◆ EXERCISE TASK: Write out the material exactly. Do not include the pictures.

◆ SUPPLIED MATERIAL:
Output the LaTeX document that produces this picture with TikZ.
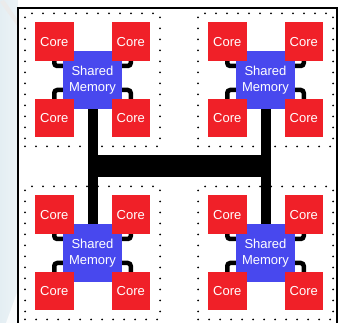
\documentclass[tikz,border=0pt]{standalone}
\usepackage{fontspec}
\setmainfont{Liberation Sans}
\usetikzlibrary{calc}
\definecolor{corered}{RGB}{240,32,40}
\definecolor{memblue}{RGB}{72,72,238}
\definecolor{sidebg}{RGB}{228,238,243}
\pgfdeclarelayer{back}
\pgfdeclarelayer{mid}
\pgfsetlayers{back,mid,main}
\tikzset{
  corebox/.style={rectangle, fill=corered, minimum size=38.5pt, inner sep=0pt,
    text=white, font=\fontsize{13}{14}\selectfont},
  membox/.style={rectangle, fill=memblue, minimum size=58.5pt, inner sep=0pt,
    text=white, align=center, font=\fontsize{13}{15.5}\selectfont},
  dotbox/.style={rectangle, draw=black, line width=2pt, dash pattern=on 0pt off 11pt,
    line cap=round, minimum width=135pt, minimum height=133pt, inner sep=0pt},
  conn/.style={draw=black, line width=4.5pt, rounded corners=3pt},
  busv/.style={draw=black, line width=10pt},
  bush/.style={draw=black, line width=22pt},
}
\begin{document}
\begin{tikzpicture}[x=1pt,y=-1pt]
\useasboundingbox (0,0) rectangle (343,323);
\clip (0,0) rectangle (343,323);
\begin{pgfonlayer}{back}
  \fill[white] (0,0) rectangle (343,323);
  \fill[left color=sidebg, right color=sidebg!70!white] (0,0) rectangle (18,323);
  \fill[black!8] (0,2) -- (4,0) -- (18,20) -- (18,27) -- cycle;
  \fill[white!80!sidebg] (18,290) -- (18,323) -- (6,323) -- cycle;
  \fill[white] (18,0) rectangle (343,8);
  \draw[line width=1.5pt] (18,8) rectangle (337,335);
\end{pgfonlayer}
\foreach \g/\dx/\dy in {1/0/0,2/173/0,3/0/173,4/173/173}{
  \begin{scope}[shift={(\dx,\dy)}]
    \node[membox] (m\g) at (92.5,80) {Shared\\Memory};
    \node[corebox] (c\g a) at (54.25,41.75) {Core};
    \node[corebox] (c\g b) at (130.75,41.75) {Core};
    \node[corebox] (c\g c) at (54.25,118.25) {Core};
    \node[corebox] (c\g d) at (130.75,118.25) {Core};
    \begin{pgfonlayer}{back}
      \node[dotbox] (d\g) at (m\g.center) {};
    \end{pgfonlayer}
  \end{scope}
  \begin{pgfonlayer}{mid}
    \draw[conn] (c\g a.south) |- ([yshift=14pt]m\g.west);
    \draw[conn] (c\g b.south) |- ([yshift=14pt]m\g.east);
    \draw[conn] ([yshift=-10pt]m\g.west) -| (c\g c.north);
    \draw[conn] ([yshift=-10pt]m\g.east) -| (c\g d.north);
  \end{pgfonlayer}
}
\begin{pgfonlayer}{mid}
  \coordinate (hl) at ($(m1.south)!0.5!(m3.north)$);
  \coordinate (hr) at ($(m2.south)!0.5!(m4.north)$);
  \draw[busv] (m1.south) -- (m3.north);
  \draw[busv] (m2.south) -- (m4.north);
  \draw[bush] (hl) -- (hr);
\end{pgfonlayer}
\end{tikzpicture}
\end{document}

◆ TASK ANSWER:
Output the LaTeX document that produces this picture with TikZ.
\documentclass[tikz,border=0pt]{standalone}
\usepackage{fontspec}
\setmainfont{Liberation Sans}
\usetikzlibrary{calc}
\definecolor{corered}{RGB}{240,32,40}
\definecolor{memblue}{RGB}{72,72,238}
\definecolor{sidebg}{RGB}{228,238,243}
\pgfdeclarelayer{back}
\pgfdeclarelayer{mid}
\pgfsetlayers{back,mid,main}
\tikzset{
  corebox/.style={rectangle, fill=corered, minimum size=38.5pt, inner sep=0pt,
    text=white, font=\fontsize{13}{14}\selectfont},
  membox/.style={rectangle, fill=memblue, minimum size=58.5pt, inner sep=0pt,
    text=white, align=center, font=\fontsize{13}{15.5}\selectfont},
  dotbox/.style={rectangle, draw=black, line width=2pt, dash pattern=on 0pt off 11pt,
    line cap=round, minimum width=135pt, minimum height=133pt, inner sep=0pt},
  conn/.style={draw=black, line width=4.5pt, rounded corners=3pt},
  busv/.style={draw=black, line width=10pt},
  bush/.style={draw=black, line width=22pt},
}
\begin{document}
\begin{tikzpicture}[x=1pt,y=-1pt]
\useasboundingbox (0,0) rectangle (343,323);
\clip (0,0) rectangle (343,323);
\begin{pgfonlayer}{back}
  \fill[white] (0,0) rectangle (343,323);
  \fill[left color=sidebg, right color=sidebg!70!white] (0,0) rectangle (18,323);
  \fill[black!8] (0,2) -- (4,0) -- (18,20) -- (18,27) -- cycle;
  \fill[white!80!sidebg] (18,290) -- (18,323) -- (6,323) -- cycle;
  \fill[white] (18,0) rectangle (343,8);
  \draw[line width=1.5pt] (18,8) rectangle (337,335);
\end{pgfonlayer}
\foreach \g/\dx/\dy in {1/0/0,2/173/0,3/0/173,4/173/173}{
  \begin{scope}[shift={(\dx,\dy)}]
    \node[membox] (m\g) at (92.5,80) {Shared\\Memory};
    \node[corebox] (c\g a) at (54.25,41.75) {Core};
    \node[corebox] (c\g b) at (130.75,41.75) {Core};
    \node[corebox] (c\g c) at (54.25,118.25) {Core};
    \node[corebox] (c\g d) at (130.75,118.25) {Core};
    \begin{pgfonlayer}{back}
      \node[dotbox] (d\g) at (m\g.center) {};
    \end{pgfonlayer}
  \end{scope}
  \begin{pgfonlayer}{mid}
    \draw[conn] (c\g a.south) |- ([yshift=14pt]m\g.west);
    \draw[conn] (c\g b.south) |- ([yshift=14pt]m\g.east);
    \draw[conn] ([yshift=-10pt]m\g.west) -| (c\g c.north);
    \draw[conn] ([yshift=-10pt]m\g.east) -| (c\g d.north);
  \end{pgfonlayer}
}
\begin{pgfonlayer}{mid}
  \coordinate (hl) at ($(m1.south)!0.5!(m3.north)$);
  \coordinate (hr) at ($(m2.south)!0.5!(m4.north)$);
  \draw[busv] (m1.south) -- (m3.north);
  \draw[busv] (m2.south) -- (m4.north);
  \draw[bush] (hl) -- (hr);
\end{pgfonlayer}
\end{tikzpicture}
\end{document}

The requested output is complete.